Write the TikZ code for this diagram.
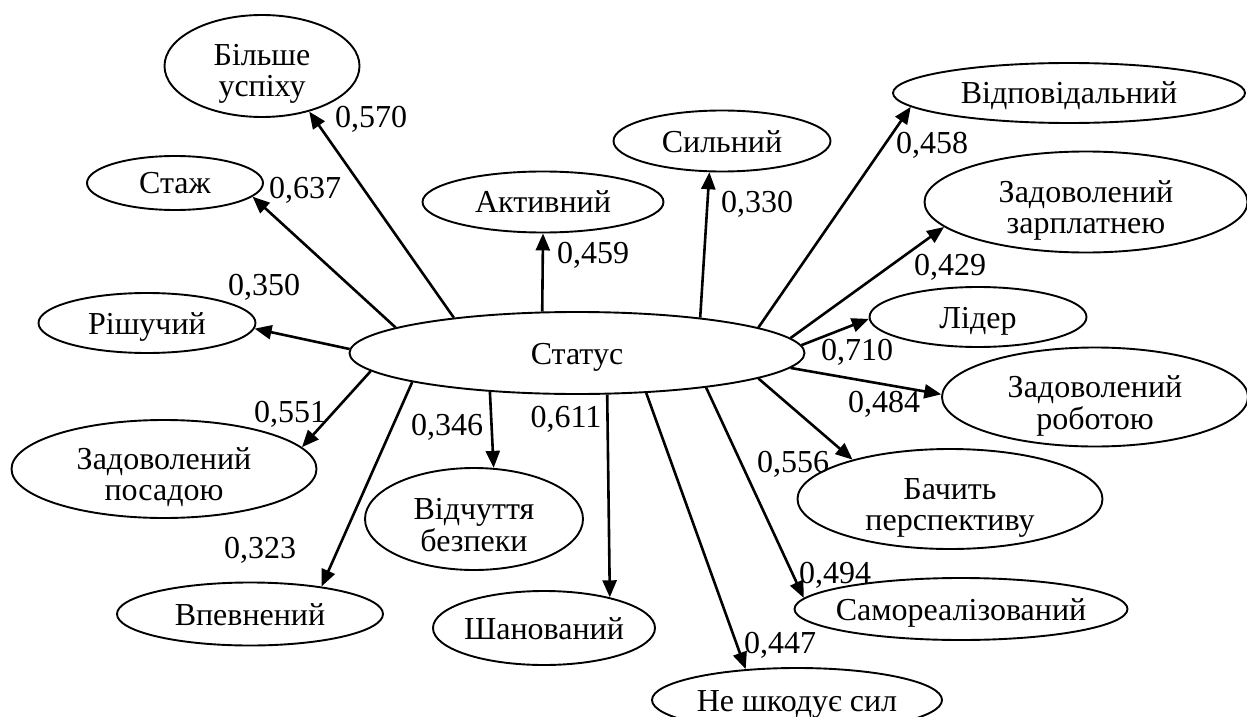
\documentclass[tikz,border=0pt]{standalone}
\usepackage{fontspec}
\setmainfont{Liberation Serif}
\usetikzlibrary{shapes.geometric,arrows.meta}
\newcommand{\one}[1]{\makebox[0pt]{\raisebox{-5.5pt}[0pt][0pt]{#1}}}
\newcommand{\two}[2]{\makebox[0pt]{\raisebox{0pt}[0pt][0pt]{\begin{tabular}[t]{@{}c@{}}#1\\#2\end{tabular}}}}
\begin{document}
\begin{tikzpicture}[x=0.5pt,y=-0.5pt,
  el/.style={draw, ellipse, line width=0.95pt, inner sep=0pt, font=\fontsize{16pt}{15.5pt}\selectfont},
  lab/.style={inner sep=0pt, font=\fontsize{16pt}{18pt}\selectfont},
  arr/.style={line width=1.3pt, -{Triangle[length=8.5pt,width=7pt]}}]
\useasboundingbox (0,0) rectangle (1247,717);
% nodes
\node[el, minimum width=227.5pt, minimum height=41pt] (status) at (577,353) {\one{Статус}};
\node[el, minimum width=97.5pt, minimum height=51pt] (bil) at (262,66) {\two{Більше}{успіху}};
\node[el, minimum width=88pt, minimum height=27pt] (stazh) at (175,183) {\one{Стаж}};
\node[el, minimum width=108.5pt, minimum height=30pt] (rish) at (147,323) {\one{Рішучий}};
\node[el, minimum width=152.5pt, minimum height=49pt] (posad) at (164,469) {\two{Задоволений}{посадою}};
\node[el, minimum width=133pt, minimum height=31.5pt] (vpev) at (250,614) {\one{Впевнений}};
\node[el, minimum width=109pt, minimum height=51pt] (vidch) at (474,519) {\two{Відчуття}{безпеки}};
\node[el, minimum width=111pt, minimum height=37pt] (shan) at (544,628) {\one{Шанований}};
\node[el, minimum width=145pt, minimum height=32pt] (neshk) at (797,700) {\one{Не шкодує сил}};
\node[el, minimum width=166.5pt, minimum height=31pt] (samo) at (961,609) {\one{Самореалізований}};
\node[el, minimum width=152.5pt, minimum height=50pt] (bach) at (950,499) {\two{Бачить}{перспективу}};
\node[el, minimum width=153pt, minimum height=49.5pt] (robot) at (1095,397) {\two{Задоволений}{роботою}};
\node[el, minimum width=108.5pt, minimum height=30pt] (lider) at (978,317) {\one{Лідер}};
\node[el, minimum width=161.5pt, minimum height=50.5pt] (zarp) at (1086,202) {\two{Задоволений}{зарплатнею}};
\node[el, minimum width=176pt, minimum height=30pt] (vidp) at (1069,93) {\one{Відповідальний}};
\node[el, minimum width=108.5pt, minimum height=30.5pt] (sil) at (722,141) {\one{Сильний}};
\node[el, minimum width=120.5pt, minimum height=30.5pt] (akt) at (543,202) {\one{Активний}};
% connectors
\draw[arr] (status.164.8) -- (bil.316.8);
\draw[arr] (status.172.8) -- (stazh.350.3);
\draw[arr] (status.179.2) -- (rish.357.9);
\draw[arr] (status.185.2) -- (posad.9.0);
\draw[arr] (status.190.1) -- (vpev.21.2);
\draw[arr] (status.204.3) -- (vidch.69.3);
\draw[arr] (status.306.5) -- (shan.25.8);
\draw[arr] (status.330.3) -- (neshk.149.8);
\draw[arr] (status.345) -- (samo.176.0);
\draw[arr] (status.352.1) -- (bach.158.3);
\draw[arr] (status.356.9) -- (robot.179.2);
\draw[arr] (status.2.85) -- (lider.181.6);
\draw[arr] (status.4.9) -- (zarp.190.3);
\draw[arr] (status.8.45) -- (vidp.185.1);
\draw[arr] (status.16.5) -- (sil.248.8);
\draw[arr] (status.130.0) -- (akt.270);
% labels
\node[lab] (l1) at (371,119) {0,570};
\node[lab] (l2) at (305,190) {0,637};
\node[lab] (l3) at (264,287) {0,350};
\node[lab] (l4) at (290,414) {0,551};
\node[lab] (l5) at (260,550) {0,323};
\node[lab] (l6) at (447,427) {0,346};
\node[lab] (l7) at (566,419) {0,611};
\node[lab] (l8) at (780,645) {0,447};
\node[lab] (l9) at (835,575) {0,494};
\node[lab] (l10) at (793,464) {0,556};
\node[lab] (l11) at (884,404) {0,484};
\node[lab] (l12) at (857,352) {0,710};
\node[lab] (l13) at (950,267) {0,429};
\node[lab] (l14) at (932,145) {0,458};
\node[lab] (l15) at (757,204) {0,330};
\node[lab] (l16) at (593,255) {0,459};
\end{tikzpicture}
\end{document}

TASK STATEMENT ::
Copy each line exactly, and leave the pictures out of your copy.

COMPLETE ANSWER ::
Write the TikZ code for this diagram.
\documentclass[tikz,border=0pt]{standalone}
\usepackage{fontspec}
\setmainfont{Liberation Serif}
\usetikzlibrary{shapes.geometric,arrows.meta}
\newcommand{\one}[1]{\makebox[0pt]{\raisebox{-5.5pt}[0pt][0pt]{#1}}}
\newcommand{\two}[2]{\makebox[0pt]{\raisebox{0pt}[0pt][0pt]{\begin{tabular}[t]{@{}c@{}}#1\\#2\end{tabular}}}}
\begin{document}
\begin{tikzpicture}[x=0.5pt,y=-0.5pt,
  el/.style={draw, ellipse, line width=0.95pt, inner sep=0pt, font=\fontsize{16pt}{15.5pt}\selectfont},
  lab/.style={inner sep=0pt, font=\fontsize{16pt}{18pt}\selectfont},
  arr/.style={line width=1.3pt, -{Triangle[length=8.5pt,width=7pt]}}]
\useasboundingbox (0,0) rectangle (1247,717);
% nodes
\node[el, minimum width=227.5pt, minimum height=41pt] (status) at (577,353) {\one{Статус}};
\node[el, minimum width=97.5pt, minimum height=51pt] (bil) at (262,66) {\two{Більше}{успіху}};
\node[el, minimum width=88pt, minimum height=27pt] (stazh) at (175,183) {\one{Стаж}};
\node[el, minimum width=108.5pt, minimum height=30pt] (rish) at (147,323) {\one{Рішучий}};
\node[el, minimum width=152.5pt, minimum height=49pt] (posad) at (164,469) {\two{Задоволений}{посадою}};
\node[el, minimum width=133pt, minimum height=31.5pt] (vpev) at (250,614) {\one{Впевнений}};
\node[el, minimum width=109pt, minimum height=51pt] (vidch) at (474,519) {\two{Відчуття}{безпеки}};
\node[el, minimum width=111pt, minimum height=37pt] (shan) at (544,628) {\one{Шанований}};
\node[el, minimum width=145pt, minimum height=32pt] (neshk) at (797,700) {\one{Не шкодує сил}};
\node[el, minimum width=166.5pt, minimum height=31pt] (samo) at (961,609) {\one{Самореалізований}};
\node[el, minimum width=152.5pt, minimum height=50pt] (bach) at (950,499) {\two{Бачить}{перспективу}};
\node[el, minimum width=153pt, minimum height=49.5pt] (robot) at (1095,397) {\two{Задоволений}{роботою}};
\node[el, minimum width=108.5pt, minimum height=30pt] (lider) at (978,317) {\one{Лідер}};
\node[el, minimum width=161.5pt, minimum height=50.5pt] (zarp) at (1086,202) {\two{Задоволений}{зарплатнею}};
\node[el, minimum width=176pt, minimum height=30pt] (vidp) at (1069,93) {\one{Відповідальний}};
\node[el, minimum width=108.5pt, minimum height=30.5pt] (sil) at (722,141) {\one{Сильний}};
\node[el, minimum width=120.5pt, minimum height=30.5pt] (akt) at (543,202) {\one{Активний}};
% connectors
\draw[arr] (status.164.8) -- (bil.316.8);
\draw[arr] (status.172.8) -- (stazh.350.3);
\draw[arr] (status.179.2) -- (rish.357.9);
\draw[arr] (status.185.2) -- (posad.9.0);
\draw[arr] (status.190.1) -- (vpev.21.2);
\draw[arr] (status.204.3) -- (vidch.69.3);
\draw[arr] (status.306.5) -- (shan.25.8);
\draw[arr] (status.330.3) -- (neshk.149.8);
\draw[arr] (status.345) -- (samo.176.0);
\draw[arr] (status.352.1) -- (bach.158.3);
\draw[arr] (status.356.9) -- (robot.179.2);
\draw[arr] (status.2.85) -- (lider.181.6);
\draw[arr] (status.4.9) -- (zarp.190.3);
\draw[arr] (status.8.45) -- (vidp.185.1);
\draw[arr] (status.16.5) -- (sil.248.8);
\draw[arr] (status.130.0) -- (akt.270);
% labels
\node[lab] (l1) at (371,119) {0,570};
\node[lab] (l2) at (305,190) {0,637};
\node[lab] (l3) at (264,287) {0,350};
\node[lab] (l4) at (290,414) {0,551};
\node[lab] (l5) at (260,550) {0,323};
\node[lab] (l6) at (447,427) {0,346};
\node[lab] (l7) at (566,419) {0,611};
\node[lab] (l8) at (780,645) {0,447};
\node[lab] (l9) at (835,575) {0,494};
\node[lab] (l10) at (793,464) {0,556};
\node[lab] (l11) at (884,404) {0,484};
\node[lab] (l12) at (857,352) {0,710};
\node[lab] (l13) at (950,267) {0,429};
\node[lab] (l14) at (932,145) {0,458};
\node[lab] (l15) at (757,204) {0,330};
\node[lab] (l16) at (593,255) {0,459};
\end{tikzpicture}
\end{document}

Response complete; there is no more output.